Commercial Aftermarket Services Will Recover to Pre-Pandemic Levels Next Year, New Airbus Report Says

(Photo provided by Airbus | Photographer: A. Doumenjou)

A new report published by Airbus expects demand for commercial aircraft aftermarket services to return to pre-pandemic 2019 levels by next year.

The annual Airbus Global Services Forecast (GSF) analyzes projected growth rates in demand for new services over a 20-year period and how or what type of services will be needed to accommodate the continued growth of the global in-service passenger carrying fleet. Based on the number of flight cycles already recorded for commercial airliners in 2022, the forecast expects the industry to collectively spend $95 billion on aftermarket services in 2022—which would be a 21% increase from last year.

According to the forecast, aircraft maintenance and training are the two specific services that are most in demand.

“Major business opportunities for aftermarket players are being created due to operators seeking more resilience and flexibility in contractual conditions, prioritising fuel efficiency solutions, looking to ease maintenance bottlenecks constrained by current capacity and reinforced connectivity enablement,” Airbus writes in the report.
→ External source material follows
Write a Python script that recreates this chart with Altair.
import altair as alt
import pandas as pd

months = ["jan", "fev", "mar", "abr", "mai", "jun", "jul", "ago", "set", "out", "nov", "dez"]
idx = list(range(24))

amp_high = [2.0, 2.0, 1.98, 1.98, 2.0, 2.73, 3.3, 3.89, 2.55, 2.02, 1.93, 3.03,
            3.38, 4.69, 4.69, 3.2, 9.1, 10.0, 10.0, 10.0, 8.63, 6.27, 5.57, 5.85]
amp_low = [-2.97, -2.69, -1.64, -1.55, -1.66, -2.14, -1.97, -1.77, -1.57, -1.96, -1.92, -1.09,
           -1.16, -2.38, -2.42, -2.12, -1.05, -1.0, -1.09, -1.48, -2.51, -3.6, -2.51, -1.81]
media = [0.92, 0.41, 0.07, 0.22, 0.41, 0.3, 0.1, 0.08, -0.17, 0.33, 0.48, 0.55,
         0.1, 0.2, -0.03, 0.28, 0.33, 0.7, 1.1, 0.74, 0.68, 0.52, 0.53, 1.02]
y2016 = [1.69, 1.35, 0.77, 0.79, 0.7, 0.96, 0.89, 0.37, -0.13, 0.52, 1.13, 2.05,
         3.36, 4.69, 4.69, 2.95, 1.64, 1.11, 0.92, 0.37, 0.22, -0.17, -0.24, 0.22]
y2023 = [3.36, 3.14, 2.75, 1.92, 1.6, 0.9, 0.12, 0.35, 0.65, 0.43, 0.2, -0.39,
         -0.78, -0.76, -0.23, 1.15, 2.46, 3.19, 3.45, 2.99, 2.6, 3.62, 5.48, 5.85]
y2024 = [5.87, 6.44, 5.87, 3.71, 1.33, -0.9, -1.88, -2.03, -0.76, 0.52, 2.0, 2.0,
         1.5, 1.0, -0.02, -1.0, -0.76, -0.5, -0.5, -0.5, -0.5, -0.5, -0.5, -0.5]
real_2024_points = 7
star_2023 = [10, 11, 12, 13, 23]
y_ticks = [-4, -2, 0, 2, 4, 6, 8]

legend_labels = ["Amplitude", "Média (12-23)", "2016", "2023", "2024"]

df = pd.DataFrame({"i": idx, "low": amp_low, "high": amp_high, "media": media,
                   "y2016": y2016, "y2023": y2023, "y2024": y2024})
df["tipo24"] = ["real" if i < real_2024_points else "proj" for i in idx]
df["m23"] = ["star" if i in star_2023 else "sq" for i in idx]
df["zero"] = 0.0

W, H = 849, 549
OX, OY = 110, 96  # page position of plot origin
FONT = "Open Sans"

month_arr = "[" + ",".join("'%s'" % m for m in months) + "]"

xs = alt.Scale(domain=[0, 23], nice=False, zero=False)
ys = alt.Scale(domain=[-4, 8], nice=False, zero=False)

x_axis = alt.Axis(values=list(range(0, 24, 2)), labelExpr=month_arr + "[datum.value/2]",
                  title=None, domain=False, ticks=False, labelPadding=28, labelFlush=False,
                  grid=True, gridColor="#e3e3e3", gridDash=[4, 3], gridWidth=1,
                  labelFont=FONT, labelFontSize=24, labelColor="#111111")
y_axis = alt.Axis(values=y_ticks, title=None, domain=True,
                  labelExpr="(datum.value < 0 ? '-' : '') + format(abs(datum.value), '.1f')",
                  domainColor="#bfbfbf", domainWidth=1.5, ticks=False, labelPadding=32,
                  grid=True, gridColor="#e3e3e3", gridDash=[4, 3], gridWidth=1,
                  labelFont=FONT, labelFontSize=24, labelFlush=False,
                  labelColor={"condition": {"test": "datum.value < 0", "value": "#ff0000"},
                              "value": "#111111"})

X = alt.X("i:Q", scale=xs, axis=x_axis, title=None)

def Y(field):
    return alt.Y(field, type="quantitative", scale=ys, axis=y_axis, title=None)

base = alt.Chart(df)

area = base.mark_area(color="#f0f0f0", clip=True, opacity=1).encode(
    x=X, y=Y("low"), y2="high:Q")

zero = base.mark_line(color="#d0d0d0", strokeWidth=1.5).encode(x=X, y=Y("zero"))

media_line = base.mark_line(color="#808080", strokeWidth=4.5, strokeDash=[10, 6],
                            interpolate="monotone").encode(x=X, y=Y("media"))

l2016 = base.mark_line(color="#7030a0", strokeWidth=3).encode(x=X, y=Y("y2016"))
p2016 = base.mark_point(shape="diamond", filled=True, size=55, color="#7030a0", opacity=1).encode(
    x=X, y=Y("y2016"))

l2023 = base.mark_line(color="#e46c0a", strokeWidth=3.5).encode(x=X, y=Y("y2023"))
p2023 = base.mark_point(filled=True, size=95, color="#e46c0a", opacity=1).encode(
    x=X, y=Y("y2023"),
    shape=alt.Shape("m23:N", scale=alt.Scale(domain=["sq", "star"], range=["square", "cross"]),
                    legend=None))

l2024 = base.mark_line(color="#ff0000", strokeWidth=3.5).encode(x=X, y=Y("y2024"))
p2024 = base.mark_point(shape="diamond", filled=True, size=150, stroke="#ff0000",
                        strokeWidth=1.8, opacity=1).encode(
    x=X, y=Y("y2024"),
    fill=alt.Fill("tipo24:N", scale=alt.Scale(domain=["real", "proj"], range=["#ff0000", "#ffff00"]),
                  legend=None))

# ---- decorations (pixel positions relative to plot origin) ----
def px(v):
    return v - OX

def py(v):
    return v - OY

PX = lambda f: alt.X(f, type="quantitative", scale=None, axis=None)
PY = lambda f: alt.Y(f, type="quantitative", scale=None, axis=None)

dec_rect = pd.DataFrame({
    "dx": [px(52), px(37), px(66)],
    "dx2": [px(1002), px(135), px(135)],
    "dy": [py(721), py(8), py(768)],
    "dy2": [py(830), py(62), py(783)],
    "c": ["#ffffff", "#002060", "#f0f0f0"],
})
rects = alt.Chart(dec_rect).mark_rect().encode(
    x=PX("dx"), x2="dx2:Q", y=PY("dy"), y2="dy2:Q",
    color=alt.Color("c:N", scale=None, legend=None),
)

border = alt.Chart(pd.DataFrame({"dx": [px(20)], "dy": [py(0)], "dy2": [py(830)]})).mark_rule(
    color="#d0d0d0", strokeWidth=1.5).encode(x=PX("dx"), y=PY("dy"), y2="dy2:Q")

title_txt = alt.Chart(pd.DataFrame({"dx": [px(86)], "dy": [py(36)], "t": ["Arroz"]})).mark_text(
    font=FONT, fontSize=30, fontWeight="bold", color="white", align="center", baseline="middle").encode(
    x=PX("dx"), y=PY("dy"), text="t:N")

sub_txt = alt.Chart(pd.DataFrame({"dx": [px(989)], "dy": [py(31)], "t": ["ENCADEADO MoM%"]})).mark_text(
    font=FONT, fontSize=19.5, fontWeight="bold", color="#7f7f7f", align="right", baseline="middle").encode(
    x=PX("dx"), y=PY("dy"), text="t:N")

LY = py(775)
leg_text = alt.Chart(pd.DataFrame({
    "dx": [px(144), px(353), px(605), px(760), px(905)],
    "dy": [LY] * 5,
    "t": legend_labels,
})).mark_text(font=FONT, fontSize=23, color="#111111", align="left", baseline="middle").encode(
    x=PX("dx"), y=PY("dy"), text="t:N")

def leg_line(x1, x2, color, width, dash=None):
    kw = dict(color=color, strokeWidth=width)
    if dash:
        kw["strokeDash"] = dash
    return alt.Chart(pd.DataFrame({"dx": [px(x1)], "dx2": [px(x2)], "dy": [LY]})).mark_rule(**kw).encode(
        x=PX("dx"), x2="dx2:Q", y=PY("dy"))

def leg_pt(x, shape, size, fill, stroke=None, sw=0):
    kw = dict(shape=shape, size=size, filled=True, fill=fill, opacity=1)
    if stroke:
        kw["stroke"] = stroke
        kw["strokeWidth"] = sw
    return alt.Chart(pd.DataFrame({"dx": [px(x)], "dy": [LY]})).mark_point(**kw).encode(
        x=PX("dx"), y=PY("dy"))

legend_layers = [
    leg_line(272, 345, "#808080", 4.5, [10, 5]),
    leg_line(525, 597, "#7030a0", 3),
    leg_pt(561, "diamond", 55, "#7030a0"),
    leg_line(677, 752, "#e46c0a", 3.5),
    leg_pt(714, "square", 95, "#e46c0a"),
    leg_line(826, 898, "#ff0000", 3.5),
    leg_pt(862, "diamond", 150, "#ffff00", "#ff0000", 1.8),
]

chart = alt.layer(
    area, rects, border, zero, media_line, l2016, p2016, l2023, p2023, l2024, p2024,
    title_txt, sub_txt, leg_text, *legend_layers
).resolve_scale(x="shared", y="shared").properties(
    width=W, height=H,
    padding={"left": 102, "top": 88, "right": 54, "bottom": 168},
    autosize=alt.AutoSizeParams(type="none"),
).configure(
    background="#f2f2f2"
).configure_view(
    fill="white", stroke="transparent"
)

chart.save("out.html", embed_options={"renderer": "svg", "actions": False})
The GSF estimates that there are currently 23,500 aircraft—with 100 seats or more—in service globally. By 2041, that number is expected to more than double to nearly 47,000, with 39,000 new aircraft deliveries expected to occur during that time.
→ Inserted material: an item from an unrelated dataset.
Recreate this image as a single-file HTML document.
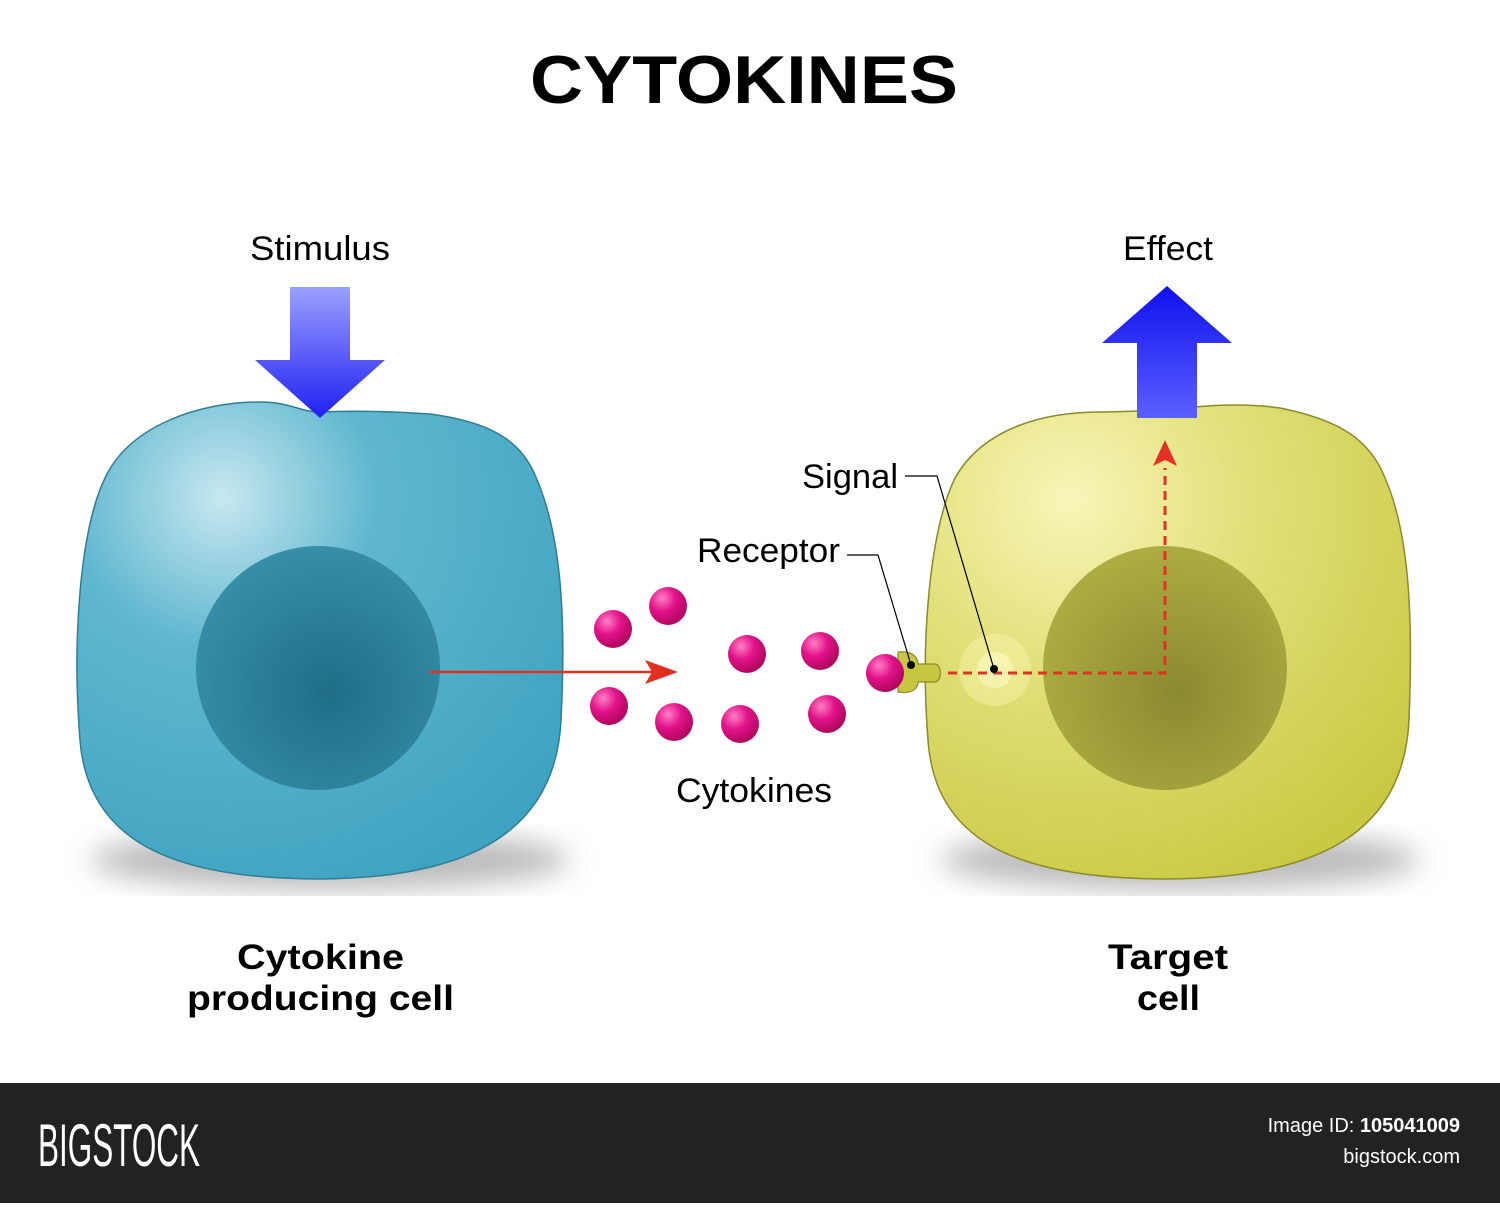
<!DOCTYPE html>
<html><head><style>
body{margin:0;width:1500px;height:1203px;background:#fff;overflow:hidden;font-family:"Liberation Sans",sans-serif;}
</style></head><body>
<svg width="1500" height="1203" viewBox="0 0 1500 1203" xmlns="http://www.w3.org/2000/svg">
<defs>
<radialGradient id="bc" cx="0.3" cy="0.2" r="0.9">
<stop offset="0" stop-color="#c8e8f0"/><stop offset="0.35" stop-color="#5fb7cf"/><stop offset="1" stop-color="#3ea2c0"/></radialGradient>
<radialGradient id="bn" cx="0.55" cy="0.6" r="0.7">
<stop offset="0" stop-color="#1f6e86"/><stop offset="1" stop-color="#3b93ad"/></radialGradient>
<radialGradient id="yc" cx="0.3" cy="0.2" r="0.9">
<stop offset="0" stop-color="#f8f6b8"/><stop offset="0.4" stop-color="#e2e07a"/><stop offset="1" stop-color="#c9c842"/></radialGradient>
<radialGradient id="yn" cx="0.55" cy="0.6" r="0.7">
<stop offset="0" stop-color="#8a8a30"/><stop offset="1" stop-color="#b3b245"/></radialGradient>
<radialGradient id="pk" cx="0.35" cy="0.3" r="0.7">
<stop offset="0" stop-color="#ff7fc4"/><stop offset="0.5" stop-color="#e3128a"/><stop offset="1" stop-color="#b0085f"/></radialGradient>
<linearGradient id="ar" x1="0" y1="0" x2="0" y2="1">
<stop offset="0" stop-color="#9aa0ff"/><stop offset="1" stop-color="#2020f0"/></linearGradient>
<linearGradient id="ar2" x1="0" y1="1" x2="0" y2="0">
<stop offset="0" stop-color="#5a60ff"/><stop offset="1" stop-color="#1010ee"/></linearGradient>
<filter id="bl"><feGaussianBlur stdDeviation="14"/></filter>
</defs>
<text x="530" y="103" font-size="68" font-weight="bold" fill="#000" textLength="428" lengthAdjust="spacingAndGlyphs">CYTOKINES</text>
<ellipse cx="330" cy="860" rx="240" ry="30" fill="#bbb" filter="url(#bl)"/>
<ellipse cx="1180" cy="860" rx="240" ry="30" fill="#bbb" filter="url(#bl)"/>
<path d="M320 412 C360 410 400 412 430 414 C490 422 520 440 535 475 C562 535 566 620 561 720 C556 825 480 878 320 879 C170 879 88 840 80 740 C72 640 80 530 105 478 C130 425 200 402 260 402 C290 402 300 412 320 412Z" fill="url(#bc)" stroke="#2f7d94" stroke-width="1.5"/>
<circle cx="318" cy="668" r="122" fill="url(#bn)"/>
<path d="M1167 410 C1200 406 1240 402 1280 408 C1340 420 1370 440 1385 478 C1410 535 1413 620 1409 720 C1404 825 1330 878 1167 879 C1015 879 935 840 928 740 C920 640 930 530 955 478 C985 425 1050 412 1100 412 C1130 412 1150 410 1167 410Z" fill="url(#yc)" stroke="#8a8a2a" stroke-width="1.5"/>
<circle cx="1165" cy="668" r="122" fill="url(#yn)"/>
<circle cx="995" cy="670" r="36" fill="#ffffc0" opacity="0.35"/>
<circle cx="995" cy="670" r="18" fill="#ffffd0" opacity="0.5"/>
<path d="M290 287 H350 V360 H385 L320 418 L255 360 H290Z" fill="url(#ar)"/>
<path d="M1137 418 V343 H1102 L1167 286 L1232 343 H1197 V418Z" fill="url(#ar2)"/>
<line x1="430" y1="672" x2="655" y2="672" stroke="#e03020" stroke-width="2.5"/>
<path d="M678 672 L645 660 L652 672 L645 684Z" fill="#e03020"/>
<path d="M948 673 H1165 V468" fill="none" stroke="#e53025" stroke-width="3" stroke-dasharray="9,6"/>
<path d="M1165 440 L1153 466 L1165 460 L1177 466Z" fill="#e53025"/>
<path d="M898 652 C915 650 918 660 918 664 H935 C942 664 942 682 935 682 H918 C918 690 910 694 898 692Z" fill="#c8c640" stroke="#8a8a2a" stroke-width="1.2"/>
<g fill="url(#pk)">
<circle cx="613" cy="629" r="19"/><circle cx="668" cy="606" r="19"/><circle cx="747" cy="654" r="19"/><circle cx="820" cy="651" r="19"/>
<circle cx="609" cy="706" r="19"/><circle cx="674" cy="722" r="19"/><circle cx="740" cy="724" r="19"/><circle cx="827" cy="714" r="19"/><circle cx="885" cy="673" r="19"/>
</g>
<g stroke="#000" stroke-width="1.2" fill="none">
<path d="M847 555 H878 L911 665"/><path d="M905 476 H937 L994 669"/>
</g>
<circle cx="911" cy="665" r="4" fill="#000"/><circle cx="994" cy="669" r="4" fill="#000"/>
<g font-size="34" fill="#000" lengthAdjust="spacingAndGlyphs">
<text x="250" y="260" textLength="140" lengthAdjust="spacingAndGlyphs">Stimulus</text>
<text x="1123" y="260" textLength="90" lengthAdjust="spacingAndGlyphs">Effect</text>
<text x="802" y="488" textLength="96" lengthAdjust="spacingAndGlyphs">Signal</text>
<text x="697" y="562" textLength="143" lengthAdjust="spacingAndGlyphs">Receptor</text>
<text x="676" y="802" textLength="156" lengthAdjust="spacingAndGlyphs">Cytokines</text>
</g>
<g font-size="35" font-weight="bold" fill="#000">
<text x="237" y="969" textLength="167" lengthAdjust="spacingAndGlyphs">Cytokine</text>
<text x="187" y="1010" textLength="267" lengthAdjust="spacingAndGlyphs">producing cell</text>
<text x="1108" y="969" textLength="120" lengthAdjust="spacingAndGlyphs">Target</text>
<text x="1137" y="1010" textLength="63" lengthAdjust="spacingAndGlyphs">cell</text>
</g>
<rect x="0" y="1083" width="1500" height="120" fill="#222"/>
<text x="38" y="1166" font-size="60" fill="#fff" textLength="162" lengthAdjust="spacingAndGlyphs">BIGSTOCK</text>
<text x="1460" y="1132" font-size="20" fill="#fff" text-anchor="end">Image ID: <tspan font-weight="bold">105041009</tspan></text>
<text x="1460" y="1163" font-size="20" fill="#fff" text-anchor="end">bigstock.com</text>
</svg>
</body></html>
The projected growth rate of the in-service fleet will need an associated growth rate in personnel operating and maintaining those aircraft, including: 585,000 new pilots, 875,000 new cabin crew, and 640,000 new technicians, according to the report. Airbus estimates that there are currently 11 million professionals that work in aircraft aftermarket services.

Additionally, the report predicts that by 2041 there will be “four times more aircraft with in-flight connectivity for passengers” than there are in-service today.

“Accelerated digitalisation of operations and maintenance as well as a higher proportion of latest generation aircraft in service will lead to a massive requirement for new skills and job creation, leveraging new tools and ways of working in order to further increase our sector’s efficiency, reduce fuel consumption and emissions,” Philippe Mhun, Airbus EVP Programmes and Services, said in a statement.